Information supplied:
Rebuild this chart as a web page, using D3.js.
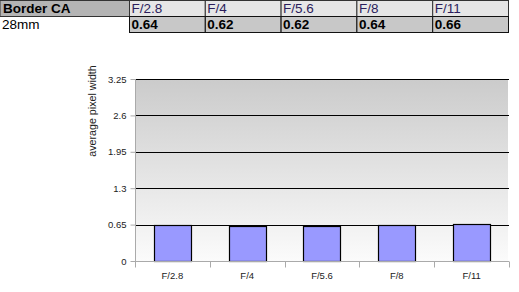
<!DOCTYPE html>
<html><head><meta charset="utf-8">
<script src="https://cdn.jsdelivr.net/npm/d3@7"></script>
<style>body{margin:0;background:#fff}svg{display:block}</style>
</head><body>
<script>
const tableTitle = "Border CA";
const rowLabel = "28mm";
const categories = ["F/2.8","F/4","F/5.6","F/8","F/11"];
const values = [0.64,0.62,0.62,0.64,0.66];
const valueLabels = ["0.64","0.62","0.62","0.64","0.66"];
const yTicks = [0,0.65,1.3,1.95,2.6,3.25];
const yTickLabels = ["0","0.65","1.3","1.95","2.6","3.25"];
const yLabel = "average pixel width";

const W=519,H=292;
const svg=d3.select("body").append("svg").attr("width",W).attr("height",H);
const font="'Liberation Sans', Arial, sans-serif";

// table
const colX=d3.scaleBand().domain(categories).range([129.5,508.5]);
const rowY=[0.5,16.5,32.5];
const t=svg.append("g");
t.append("rect").attr("x",0).attr("y",rowY[0]).attr("width",129.5).attr("height",16).attr("fill","#b4b4b4").attr("stroke","#333");
t.append("text").attr("x",3).attr("y",13).text(tableTitle).attr("font-family",font).attr("font-size",13.5).attr("font-weight","bold").attr("fill","#000");
t.append("text").attr("x",2).attr("y",29).text(rowLabel).attr("font-family",font).attr("font-size",13.5).attr("fill","#000");
categories.forEach((c,i)=>{
  t.append("rect").attr("x",colX(c)).attr("y",rowY[0]).attr("width",colX.bandwidth()).attr("height",16).attr("fill","#e6e6e6").attr("stroke","#333");
  t.append("text").attr("x",colX(c)+2).attr("y",13).text(c).attr("font-family",font).attr("font-size",13.5).attr("fill","#2b1d5c");
  t.append("rect").attr("x",colX(c)).attr("y",rowY[1]).attr("width",colX.bandwidth()).attr("height",16).attr("fill","#c8c8c8").attr("stroke","#111");
  t.append("text").attr("x",colX(c)+2).attr("y",29).text(valueLabels[i]).attr("font-family",font).attr("font-size",13.5).attr("font-weight","bold").attr("fill","#000");
});

// chart
const x0=135,x1=509,yTop=79,yBot=261;
const x=d3.scaleBand().domain(categories).range([x0,x1]).paddingInner(0.5).paddingOuter(0.25);
const y=d3.scaleLinear().domain([0,3.25]).range([yBot,yTop]);

const defs=svg.append("defs");
const grad=defs.append("linearGradient").attr("id","bg").attr("x1",0).attr("y1",0).attr("x2",0).attr("y2",1);
grad.append("stop").attr("offset","0%").attr("stop-color","#cbcbcb");
grad.append("stop").attr("offset","100%").attr("stop-color","#fbfbfb");
svg.append("rect").attr("x",x0).attr("y",yTop).attr("width",x1-x0-1).attr("height",yBot-yTop).attr("fill","url(#bg)");

// gridlines
svg.append("g").selectAll("line").data(yTicks.filter(d=>d>0)).join("line")
  .attr("x1",x0).attr("x2",x1).attr("y1",d=>Math.round(y(d))+0.5).attr("y2",d=>Math.round(y(d))+0.5)
  .attr("stroke","#000").attr("stroke-width",1.2);

// bars
svg.append("g").selectAll("rect").data(values).join("rect")
  .attr("x",(d,i)=>Math.round(x(categories[i]))+0.5)
  .attr("y",d=>Math.round(y(d))+0.5)
  .attr("width",Math.round(x.bandwidth()))
  .attr("height",d=>yBot-Math.round(y(d)))
  .attr("fill","#9999ff").attr("stroke","#000").attr("stroke-width",1.2);

// y axis
const ya=svg.append("g").attr("transform",`translate(${x0+0.5},0)`)
  .call(d3.axisLeft(y).tickValues(yTicks).tickFormat((d,i)=>yTickLabels[i]).tickSize(5).tickPadding(4));
ya.select(".domain").attr("stroke","#aaa").attr("d",`M0,${yTop}V${yBot+5}`);
ya.selectAll(".tick line").attr("stroke","#aaa");
ya.selectAll("text").attr("font-family",font).attr("font-size",9.5).attr("fill","#222");

// x axis
const xa=svg.append("g").attr("transform",`translate(0,${yBot+0.5})`);
xa.append("line").attr("x1",x0).attr("x2",x1).attr("stroke","#aaa");
const bounds=d3.range(categories.length+1).map(i=>x0+i*x.step());
xa.selectAll(".tk").data(bounds).join("line").attr("class","tk")
  .attr("x1",d=>Math.round(d)+0.5).attr("x2",d=>Math.round(d)+0.5).attr("y1",0).attr("y2",6).attr("stroke","#aaa");
xa.selectAll("text").data(categories).join("text")
  .attr("x",d=>x(d)+x.bandwidth()/2).attr("y",17).attr("text-anchor","middle")
  .attr("font-family",font).attr("font-size",9.5).attr("fill","#222").text(d=>d);

// y label
svg.append("text").attr("transform",`translate(96,111) rotate(-90)`)
  .attr("text-anchor","middle").attr("font-family",font).attr("font-size",10.7).attr("fill","#222").text(yLabel);
</script>
</body></html>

Problem to solve: Word for word, quote the lines above. Omit the pictures.

In response:
Rebuild this chart as a web page, using D3.js.
<!DOCTYPE html>
<html><head><meta charset="utf-8">
<script src="https://cdn.jsdelivr.net/npm/d3@7"></script>
<style>body{margin:0;background:#fff}svg{display:block}</style>
</head><body>
<script>
const tableTitle = "Border CA";
const rowLabel = "28mm";
const categories = ["F/2.8","F/4","F/5.6","F/8","F/11"];
const values = [0.64,0.62,0.62,0.64,0.66];
const valueLabels = ["0.64","0.62","0.62","0.64","0.66"];
const yTicks = [0,0.65,1.3,1.95,2.6,3.25];
const yTickLabels = ["0","0.65","1.3","1.95","2.6","3.25"];
const yLabel = "average pixel width";

const W=519,H=292;
const svg=d3.select("body").append("svg").attr("width",W).attr("height",H);
const font="'Liberation Sans', Arial, sans-serif";

// table
const colX=d3.scaleBand().domain(categories).range([129.5,508.5]);
const rowY=[0.5,16.5,32.5];
const t=svg.append("g");
t.append("rect").attr("x",0).attr("y",rowY[0]).attr("width",129.5).attr("height",16).attr("fill","#b4b4b4").attr("stroke","#333");
t.append("text").attr("x",3).attr("y",13).text(tableTitle).attr("font-family",font).attr("font-size",13.5).attr("font-weight","bold").attr("fill","#000");
t.append("text").attr("x",2).attr("y",29).text(rowLabel).attr("font-family",font).attr("font-size",13.5).attr("fill","#000");
categories.forEach((c,i)=>{
  t.append("rect").attr("x",colX(c)).attr("y",rowY[0]).attr("width",colX.bandwidth()).attr("height",16).attr("fill","#e6e6e6").attr("stroke","#333");
  t.append("text").attr("x",colX(c)+2).attr("y",13).text(c).attr("font-family",font).attr("font-size",13.5).attr("fill","#2b1d5c");
  t.append("rect").attr("x",colX(c)).attr("y",rowY[1]).attr("width",colX.bandwidth()).attr("height",16).attr("fill","#c8c8c8").attr("stroke","#111");
  t.append("text").attr("x",colX(c)+2).attr("y",29).text(valueLabels[i]).attr("font-family",font).attr("font-size",13.5).attr("font-weight","bold").attr("fill","#000");
});

// chart
const x0=135,x1=509,yTop=79,yBot=261;
const x=d3.scaleBand().domain(categories).range([x0,x1]).paddingInner(0.5).paddingOuter(0.25);
const y=d3.scaleLinear().domain([0,3.25]).range([yBot,yTop]);

const defs=svg.append("defs");
const grad=defs.append("linearGradient").attr("id","bg").attr("x1",0).attr("y1",0).attr("x2",0).attr("y2",1);
grad.append("stop").attr("offset","0%").attr("stop-color","#cbcbcb");
grad.append("stop").attr("offset","100%").attr("stop-color","#fbfbfb");
svg.append("rect").attr("x",x0).attr("y",yTop).attr("width",x1-x0-1).attr("height",yBot-yTop).attr("fill","url(#bg)");

// gridlines
svg.append("g").selectAll("line").data(yTicks.filter(d=>d>0)).join("line")
  .attr("x1",x0).attr("x2",x1).attr("y1",d=>Math.round(y(d))+0.5).attr("y2",d=>Math.round(y(d))+0.5)
  .attr("stroke","#000").attr("stroke-width",1.2);

// bars
svg.append("g").selectAll("rect").data(values).join("rect")
  .attr("x",(d,i)=>Math.round(x(categories[i]))+0.5)
  .attr("y",d=>Math.round(y(d))+0.5)
  .attr("width",Math.round(x.bandwidth()))
  .attr("height",d=>yBot-Math.round(y(d)))
  .attr("fill","#9999ff").attr("stroke","#000").attr("stroke-width",1.2);

// y axis
const ya=svg.append("g").attr("transform",`translate(${x0+0.5},0)`)
  .call(d3.axisLeft(y).tickValues(yTicks).tickFormat((d,i)=>yTickLabels[i]).tickSize(5).tickPadding(4));
ya.select(".domain").attr("stroke","#aaa").attr("d",`M0,${yTop}V${yBot+5}`);
ya.selectAll(".tick line").attr("stroke","#aaa");
ya.selectAll("text").attr("font-family",font).attr("font-size",9.5).attr("fill","#222");

// x axis
const xa=svg.append("g").attr("transform",`translate(0,${yBot+0.5})`);
xa.append("line").attr("x1",x0).attr("x2",x1).attr("stroke","#aaa");
const bounds=d3.range(categories.length+1).map(i=>x0+i*x.step());
xa.selectAll(".tk").data(bounds).join("line").attr("class","tk")
  .attr("x1",d=>Math.round(d)+0.5).attr("x2",d=>Math.round(d)+0.5).attr("y1",0).attr("y2",6).attr("stroke","#aaa");
xa.selectAll("text").data(categories).join("text")
  .attr("x",d=>x(d)+x.bandwidth()/2).attr("y",17).attr("text-anchor","middle")
  .attr("font-family",font).attr("font-size",9.5).attr("fill","#222").text(d=>d);

// y label
svg.append("text").attr("transform",`translate(96,111) rotate(-90)`)
  .attr("text-anchor","middle").attr("font-family",font).attr("font-size",10.7).attr("fill","#222").text(yLabel);
</script>
</body></html>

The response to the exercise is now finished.